▸ Your goal
Among the entries, which lines carry the string "matplotlib"? Copy each of them.

── Entries provided ──

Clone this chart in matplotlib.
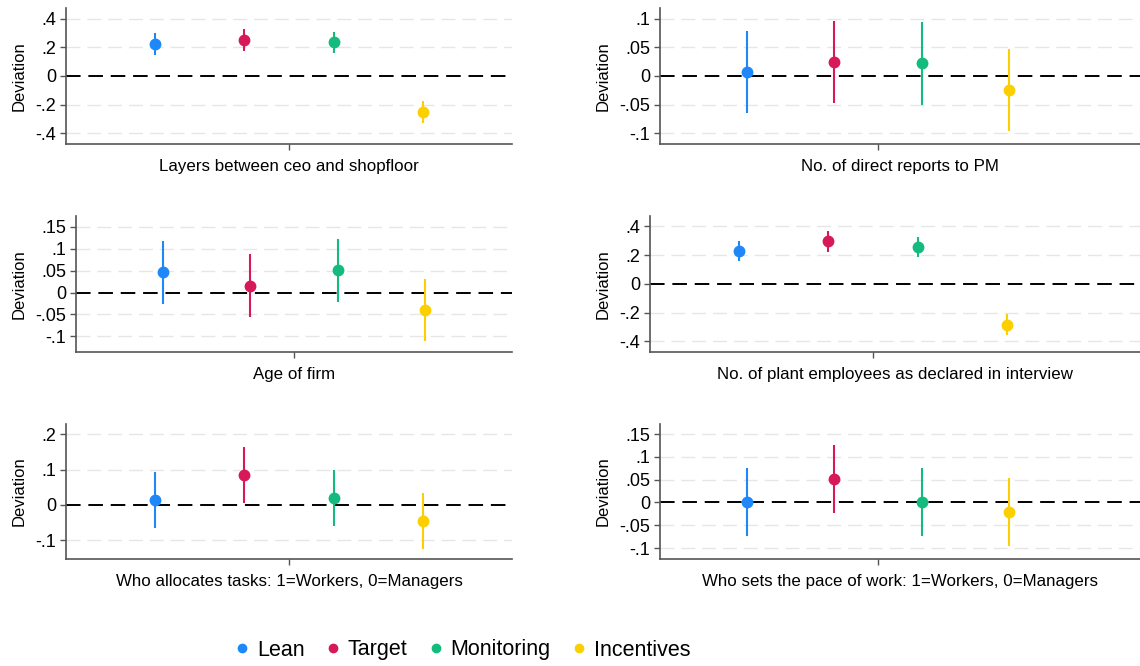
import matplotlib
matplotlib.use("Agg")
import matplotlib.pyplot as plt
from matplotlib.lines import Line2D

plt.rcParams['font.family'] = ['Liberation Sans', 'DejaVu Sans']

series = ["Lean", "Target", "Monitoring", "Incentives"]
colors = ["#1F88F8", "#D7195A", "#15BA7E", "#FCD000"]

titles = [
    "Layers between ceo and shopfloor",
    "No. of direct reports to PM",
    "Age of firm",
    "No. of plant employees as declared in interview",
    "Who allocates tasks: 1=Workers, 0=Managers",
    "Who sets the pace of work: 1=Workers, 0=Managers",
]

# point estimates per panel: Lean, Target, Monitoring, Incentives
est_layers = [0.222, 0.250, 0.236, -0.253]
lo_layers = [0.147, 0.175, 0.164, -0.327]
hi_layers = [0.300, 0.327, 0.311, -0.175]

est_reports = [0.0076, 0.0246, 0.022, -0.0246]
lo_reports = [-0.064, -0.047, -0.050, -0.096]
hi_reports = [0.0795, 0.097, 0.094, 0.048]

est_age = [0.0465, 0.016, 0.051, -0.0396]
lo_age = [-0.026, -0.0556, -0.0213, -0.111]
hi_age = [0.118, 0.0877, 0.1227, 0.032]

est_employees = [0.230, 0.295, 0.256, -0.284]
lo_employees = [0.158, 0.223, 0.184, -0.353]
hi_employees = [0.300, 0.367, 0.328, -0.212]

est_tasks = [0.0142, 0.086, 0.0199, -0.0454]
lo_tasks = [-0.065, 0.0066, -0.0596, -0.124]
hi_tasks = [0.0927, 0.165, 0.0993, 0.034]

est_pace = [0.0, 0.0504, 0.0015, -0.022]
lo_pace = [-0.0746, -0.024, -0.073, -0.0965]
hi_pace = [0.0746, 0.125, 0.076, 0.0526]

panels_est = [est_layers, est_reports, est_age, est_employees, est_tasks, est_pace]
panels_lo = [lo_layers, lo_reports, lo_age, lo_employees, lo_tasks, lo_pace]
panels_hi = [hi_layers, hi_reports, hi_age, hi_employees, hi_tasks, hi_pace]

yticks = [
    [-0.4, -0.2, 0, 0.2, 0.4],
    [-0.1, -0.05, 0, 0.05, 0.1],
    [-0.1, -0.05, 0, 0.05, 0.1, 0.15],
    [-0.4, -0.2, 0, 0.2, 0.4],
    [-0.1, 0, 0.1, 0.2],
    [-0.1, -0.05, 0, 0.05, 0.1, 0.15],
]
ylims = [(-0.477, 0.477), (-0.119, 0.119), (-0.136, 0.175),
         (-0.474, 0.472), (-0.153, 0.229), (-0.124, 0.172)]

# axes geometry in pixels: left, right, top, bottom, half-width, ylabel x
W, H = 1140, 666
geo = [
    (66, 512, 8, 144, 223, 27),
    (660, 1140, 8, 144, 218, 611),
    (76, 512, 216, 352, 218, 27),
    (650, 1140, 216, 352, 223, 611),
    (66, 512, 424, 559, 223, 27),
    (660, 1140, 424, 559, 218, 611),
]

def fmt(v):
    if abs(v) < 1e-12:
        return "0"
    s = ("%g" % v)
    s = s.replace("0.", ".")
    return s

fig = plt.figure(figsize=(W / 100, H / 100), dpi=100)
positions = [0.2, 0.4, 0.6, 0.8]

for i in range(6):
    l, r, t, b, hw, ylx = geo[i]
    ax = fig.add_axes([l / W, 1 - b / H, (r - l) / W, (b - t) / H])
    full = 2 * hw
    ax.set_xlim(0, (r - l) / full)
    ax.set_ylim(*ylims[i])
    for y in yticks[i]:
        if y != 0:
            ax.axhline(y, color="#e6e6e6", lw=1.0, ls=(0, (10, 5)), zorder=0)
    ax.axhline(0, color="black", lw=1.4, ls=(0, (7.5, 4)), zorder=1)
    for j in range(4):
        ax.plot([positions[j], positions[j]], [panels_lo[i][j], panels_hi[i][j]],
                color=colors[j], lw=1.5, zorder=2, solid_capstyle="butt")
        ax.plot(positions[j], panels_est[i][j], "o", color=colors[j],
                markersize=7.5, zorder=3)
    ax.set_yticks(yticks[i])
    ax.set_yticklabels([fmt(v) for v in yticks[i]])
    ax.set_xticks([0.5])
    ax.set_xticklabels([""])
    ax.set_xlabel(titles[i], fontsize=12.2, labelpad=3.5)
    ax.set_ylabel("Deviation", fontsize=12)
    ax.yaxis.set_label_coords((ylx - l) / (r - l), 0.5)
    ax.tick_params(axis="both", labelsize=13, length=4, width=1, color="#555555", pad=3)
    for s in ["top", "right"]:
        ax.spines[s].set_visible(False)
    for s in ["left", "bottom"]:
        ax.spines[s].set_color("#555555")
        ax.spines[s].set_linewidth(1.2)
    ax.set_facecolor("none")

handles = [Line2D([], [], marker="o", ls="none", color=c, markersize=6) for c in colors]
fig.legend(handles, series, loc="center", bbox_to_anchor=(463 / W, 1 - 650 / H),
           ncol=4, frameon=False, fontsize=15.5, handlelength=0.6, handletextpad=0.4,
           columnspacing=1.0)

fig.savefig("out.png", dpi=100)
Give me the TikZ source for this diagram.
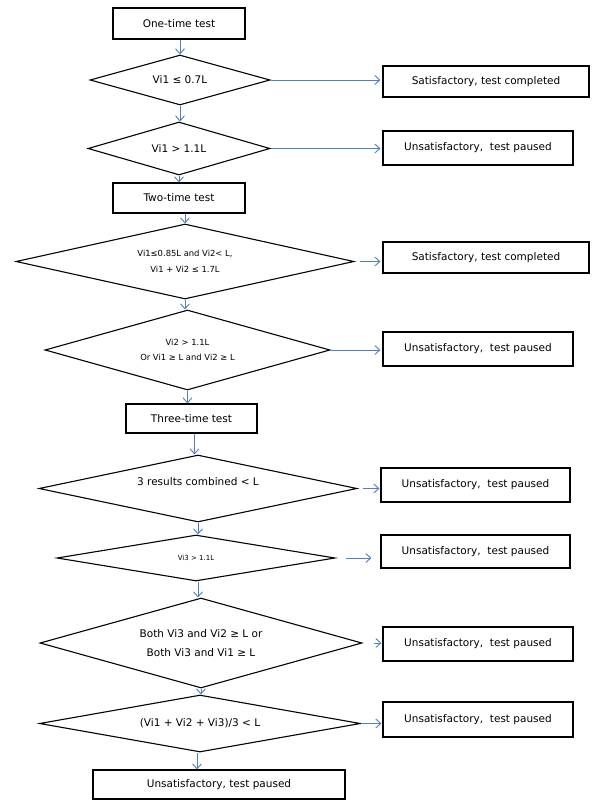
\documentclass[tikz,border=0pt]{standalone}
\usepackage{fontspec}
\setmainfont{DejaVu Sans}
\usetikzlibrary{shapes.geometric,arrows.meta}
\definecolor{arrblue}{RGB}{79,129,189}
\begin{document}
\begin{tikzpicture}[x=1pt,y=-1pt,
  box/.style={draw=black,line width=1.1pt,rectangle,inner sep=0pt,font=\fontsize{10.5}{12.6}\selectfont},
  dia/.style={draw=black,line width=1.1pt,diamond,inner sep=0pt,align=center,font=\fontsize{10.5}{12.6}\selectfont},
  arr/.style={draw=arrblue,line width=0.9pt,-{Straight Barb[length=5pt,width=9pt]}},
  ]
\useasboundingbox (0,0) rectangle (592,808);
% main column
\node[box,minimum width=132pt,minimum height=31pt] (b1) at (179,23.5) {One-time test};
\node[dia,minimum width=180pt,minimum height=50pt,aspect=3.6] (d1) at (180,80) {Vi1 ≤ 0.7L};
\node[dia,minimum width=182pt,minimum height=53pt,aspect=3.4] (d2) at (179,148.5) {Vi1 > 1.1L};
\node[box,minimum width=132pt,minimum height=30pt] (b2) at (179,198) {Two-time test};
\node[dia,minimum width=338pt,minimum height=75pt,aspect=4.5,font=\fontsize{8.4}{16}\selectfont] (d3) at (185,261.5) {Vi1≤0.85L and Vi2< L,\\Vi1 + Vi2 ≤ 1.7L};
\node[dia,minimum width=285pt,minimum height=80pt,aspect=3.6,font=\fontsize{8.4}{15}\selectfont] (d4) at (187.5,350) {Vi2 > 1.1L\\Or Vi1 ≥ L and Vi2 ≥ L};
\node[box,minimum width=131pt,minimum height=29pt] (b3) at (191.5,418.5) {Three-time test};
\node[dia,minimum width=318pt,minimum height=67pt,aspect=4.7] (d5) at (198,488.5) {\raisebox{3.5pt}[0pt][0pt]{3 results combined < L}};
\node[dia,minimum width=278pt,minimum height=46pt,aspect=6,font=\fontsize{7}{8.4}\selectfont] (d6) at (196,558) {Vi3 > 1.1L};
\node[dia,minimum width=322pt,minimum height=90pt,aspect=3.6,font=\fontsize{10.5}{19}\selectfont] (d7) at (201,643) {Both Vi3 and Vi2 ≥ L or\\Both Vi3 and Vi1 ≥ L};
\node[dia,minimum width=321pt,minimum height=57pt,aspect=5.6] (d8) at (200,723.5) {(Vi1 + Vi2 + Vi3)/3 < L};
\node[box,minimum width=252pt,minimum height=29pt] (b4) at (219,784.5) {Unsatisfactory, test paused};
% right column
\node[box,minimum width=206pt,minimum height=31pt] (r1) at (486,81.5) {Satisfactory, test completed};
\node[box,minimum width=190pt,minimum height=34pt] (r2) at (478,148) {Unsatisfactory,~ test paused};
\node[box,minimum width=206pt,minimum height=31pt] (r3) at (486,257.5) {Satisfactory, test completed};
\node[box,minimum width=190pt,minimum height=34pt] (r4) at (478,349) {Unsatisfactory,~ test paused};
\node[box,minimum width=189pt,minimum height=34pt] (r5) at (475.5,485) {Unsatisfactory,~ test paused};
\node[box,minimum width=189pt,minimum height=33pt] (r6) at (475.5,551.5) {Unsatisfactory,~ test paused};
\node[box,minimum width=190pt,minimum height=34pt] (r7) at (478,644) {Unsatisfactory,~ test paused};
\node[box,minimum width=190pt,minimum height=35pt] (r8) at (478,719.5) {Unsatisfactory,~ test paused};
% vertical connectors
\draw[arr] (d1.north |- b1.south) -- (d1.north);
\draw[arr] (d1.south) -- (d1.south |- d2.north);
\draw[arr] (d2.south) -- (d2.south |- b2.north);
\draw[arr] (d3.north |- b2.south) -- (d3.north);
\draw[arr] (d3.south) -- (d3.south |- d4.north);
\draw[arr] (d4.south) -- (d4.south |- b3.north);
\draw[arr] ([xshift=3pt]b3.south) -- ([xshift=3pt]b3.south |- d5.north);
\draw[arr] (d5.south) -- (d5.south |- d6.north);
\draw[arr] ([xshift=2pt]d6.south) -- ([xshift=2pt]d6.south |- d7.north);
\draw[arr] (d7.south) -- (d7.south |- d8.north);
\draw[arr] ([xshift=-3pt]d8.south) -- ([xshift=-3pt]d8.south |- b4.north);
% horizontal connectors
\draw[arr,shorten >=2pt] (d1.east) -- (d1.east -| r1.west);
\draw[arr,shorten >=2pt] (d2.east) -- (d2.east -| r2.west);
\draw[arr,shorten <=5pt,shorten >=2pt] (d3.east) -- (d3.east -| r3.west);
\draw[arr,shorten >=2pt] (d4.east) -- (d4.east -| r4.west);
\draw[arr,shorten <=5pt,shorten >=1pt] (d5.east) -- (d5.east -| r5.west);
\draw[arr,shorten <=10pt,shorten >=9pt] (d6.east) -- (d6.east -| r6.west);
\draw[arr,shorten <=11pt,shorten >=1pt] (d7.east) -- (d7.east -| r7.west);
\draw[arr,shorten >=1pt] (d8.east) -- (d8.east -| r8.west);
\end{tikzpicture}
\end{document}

───

▸ Result of the task
Clone this chart in matplotlib.
import matplotlib
matplotlib.use("Agg")
import matplotlib.pyplot as plt
from matplotlib.lines import Line2D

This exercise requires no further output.